There was a time when Bartoli released albums that were more conventional in their selection of material than Opera Proibita. Her output in recent years has focused on concept albums, resurrecting neglected work by Vivaldi, Gluck and Salieri, and now bringing Handel, Scarlatti and Caldara together under a provocative banner. Is this because she feels that listeners need more focus and more stimulation now than they did in the past?

"I think if it's not the people, it's definitely that I need more. It's a personal desire, making albums focusing on a single composer or, in this case, a theme."

It's all a concentration on getting deeper into the music. "My wish, as with Salieri, for instance, is not only to perform music that's rarely been performed, but also to present a composer who everybody pretends to know and no one had really known at all."

Here she's effectively pointing to one of the paradoxes of modern musical life. There's a sense in which early music has become a kind of new music, a cutting-edge experience for those who have turned away from genuinely new compositions of our own time. The performing style is often innovative. Bartoli sings with period-instruments bands - Marc Minkowski's Les Musiciens du Louvre on the new disc - and she provides the frisson of venturing into areas unfamiliar and sometimes totally unknown. The Caldara of the new CD is, for instance, rarer than anything at this year's Wexford Festival.
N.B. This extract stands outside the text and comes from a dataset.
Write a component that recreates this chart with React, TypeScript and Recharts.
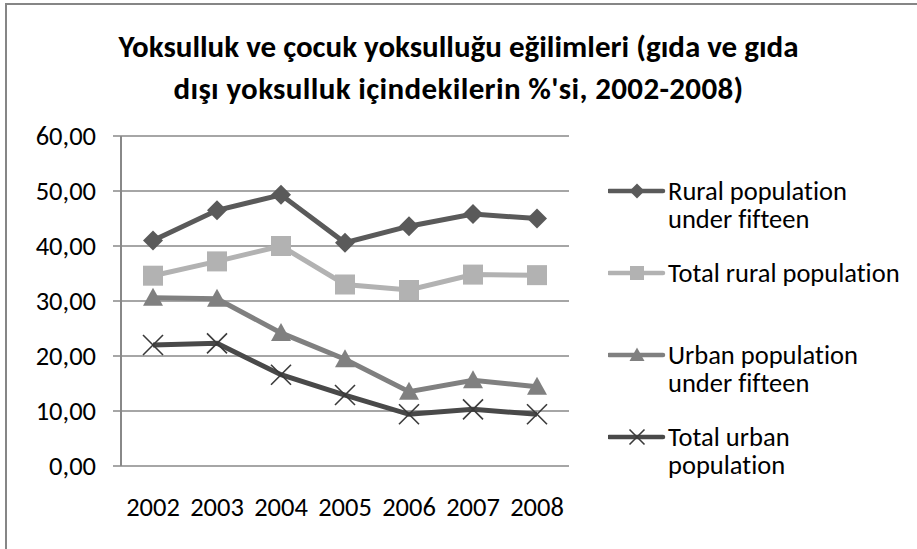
import React from 'react';
import { LineChart, Line, XAxis, YAxis, CartesianGrid, Legend } from 'recharts';

const years = [2002, 2003, 2004, 2005, 2006, 2007, 2008];
const ruralUnder15 = [41.0, 46.5, 49.3, 40.6, 43.6, 45.8, 45.0];
const ruralTotal = [34.6, 37.2, 40.0, 33.0, 32.0, 34.8, 34.7];
const urbanUnder15 = [30.6, 30.4, 24.2, 19.4, 13.5, 15.6, 14.4];
const urbanTotal = [22.0, 22.3, 16.6, 12.9, 9.4, 10.3, 9.4];
const yTicks = [0, 10, 20, 30, 40, 50, 60];
const boundaryTicks = [2001.5, 2002.5, 2003.5, 2004.5, 2005.5, 2006.5, 2007.5, 2008.5];

const titleLines = [
  'Yoksulluk ve çocuk yoksulluğu eğilimleri (gıda ve gıda',
  "dışı yoksulluk içindekilerin %'si, 2002-2008)",
];

const seriesMeta = [
  { key: 'ruralUnder15', label: 'Rural population\nunder fifteen', color: '#5a5a5a', marker: 'diamond' },
  { key: 'ruralTotal', label: 'Total rural population', color: '#b2b2b2', marker: 'square' },
  { key: 'urbanUnder15', label: 'Urban population\nunder fifteen', color: '#808080', marker: 'triangle' },
  { key: 'urbanTotal', label: 'Total urban\npopulation', color: '#494949', marker: 'x' },
];

const data = years.map((y, i) => ({
  year: y,
  ruralUnder15: ruralUnder15[i],
  ruralTotal: ruralTotal[i],
  urbanUnder15: urbanUnder15[i],
  urbanTotal: urbanTotal[i],
}));

const FONT = "Carlito, Calibri, 'Open Sans', sans-serif";
const TICK_FS = 26.5;

function Marker({ kind, cx, cy, s, color }: { kind: string; cx: number; cy: number; s: number; color: string }) {
  if (kind === 'diamond') {
    return <polygon points={`${cx},${cy - s} ${cx + s},${cy} ${cx},${cy + s} ${cx - s},${cy}`} fill={color} />;
  }
  if (kind === 'square') {
    return <rect x={cx - s} y={cy - s} width={2 * s} height={2 * s} fill={color} />;
  }
  if (kind === 'triangle') {
    return <polygon points={`${cx},${cy - s} ${cx + s},${cy + s * 0.8} ${cx - s},${cy + s * 0.8}`} fill={color} />;
  }
  return (
    <g stroke="#3a3a3a" strokeWidth={1.6}>
      <line x1={cx - s} y1={cy - s} x2={cx + s} y2={cy + s} />
      <line x1={cx - s} y1={cy + s} x2={cx + s} y2={cy - s} />
    </g>
  );
}

const makeDot = (kind: string, color: string) => (props: any) => {
  const { cx, cy, index } = props;
  if (cx == null || cy == null) return <g key={index} />;
  return (
    <g key={`${kind}-${index}`}>
      <Marker kind={kind} cx={cx} cy={cy} s={10} color={color} />
    </g>
  );
};

function LegendContent() {
  return (
    <div style={{ fontFamily: FONT, fontSize: TICK_FS, color: '#000', fontVariantLigatures: 'none' }}>
      {seriesMeta.map((m) => (
        <div key={m.key} style={{ height: 82, display: 'flex', alignItems: 'flex-start' }}>
          <svg width={60} height={28} style={{ flex: 'none' }}>
            <line x1={1} y1={14} x2={55} y2={14} stroke={m.color} strokeWidth={4.5} strokeLinecap="round" />
            <Marker kind={m.marker} cx={29} cy={14} s={m.marker === 'square' ? 7 : 7.5} color={m.color} />
          </svg>
          <div style={{ whiteSpace: 'pre-line', lineHeight: '28px' }}>{m.label}</div>
        </div>
      ))}
    </div>
  );
}

export default function App() {
  return (
    <div
      style={{
        position: 'absolute',
        left: 0,
        top: 0,
        width: 917,
        height: 549,
        overflow: 'hidden',
        background: '#fff',
        fontFamily: FONT,
      }}
    >
      <div
        style={{
          position: 'absolute',
          left: 5,
          top: 3,
          width: 940,
          height: 580,
          border: '2px solid #868686',
          boxSizing: 'border-box',
        }}
      />
      <div
        style={{
          position: 'absolute',
          left: 0,
          top: 25,
          width: 917,
          textAlign: 'center',
          fontWeight: 'bold',
          fontSize: 31,
          lineHeight: '42px',
          color: '#000',
          fontVariantLigatures: 'none',
        }}
      >
        {titleLines.map((t, i) => (
          <div key={t} style={{ letterSpacing: i === 1 ? '0.35px' : undefined }}>{t}</div>
        ))}
      </div>
      <div style={{ position: 'absolute', left: 0, top: 0 }}>
        <LineChart width={917} height={549} data={data} margin={{ top: 136, right: 43, bottom: 0, left: 0 }}>
          <CartesianGrid vertical={false} stroke="#888" strokeWidth={1.5} />
          <XAxis
            xAxisId="b"
            type="number"
            dataKey="year"
            domain={[2001.5, 2008.5]}
            ticks={boundaryTicks}
            interval={0}
            tick={false}
            tickSize={7}
            height={0}
            axisLine={{ stroke: '#888', strokeWidth: 2 }}
            tickLine={{ stroke: '#888', strokeWidth: 2 }}
          />
          <XAxis
            type="number"
            dataKey="year"
            domain={[2001.5, 2008.5]}
            ticks={years}
            interval={0}
            height={83}
            axisLine={false}
            tickLine={false}
            tickSize={0}
            tickMargin={31}
            tick={{ fill: '#000', fontSize: TICK_FS }}
          />
          <YAxis
            width={121}
            domain={[0, 60]}
            ticks={yTicks}
            interval={0}
            tickSize={8}
            tickMargin={17}
            tickFormatter={(v: number) => v.toFixed(2).replace('.', ',')}
            tick={{ fill: '#000', fontSize: TICK_FS }}
            axisLine={{ stroke: '#888', strokeWidth: 2 }}
            tickLine={{ stroke: '#888', strokeWidth: 1.5 }}
          />
          <Legend
            layout="vertical"
            align="right"
            verticalAlign="top"
            content={<LegendContent />}
            wrapperStyle={{ left: 608, top: 177, width: 305 }}
          />
          {seriesMeta.map((m) => (
            <Line
              key={m.key}
              dataKey={m.key}
              name={m.label}
              stroke={m.color}
              strokeWidth={5}
              dot={makeDot(m.marker, m.color)}
              activeDot={false}
              isAnimationActive={false}
            />
          ))}
        </LineChart>
      </div>
    </div>
  );
}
"There are", she says, "alot of young people coming to baroque concerts, more than to the romantic music. I've wondered why, why it attracts this young audience, 25, 26 years old. In the baroque structure you have more variety, in a way. The rhythmic element is strong, there's high contrast, it's very dynamic music. At the same time you have the purity of simple melodies. And I think this rhythmic element makes young people more interested in the music."

Of course, in her own case, there's also that astonishing communicative freedom, with hallmark driving energy, intimate entreaty and coquettish seduction. They're all amply demonstrated on the new CD with that commitment to expressive daring which is all her own.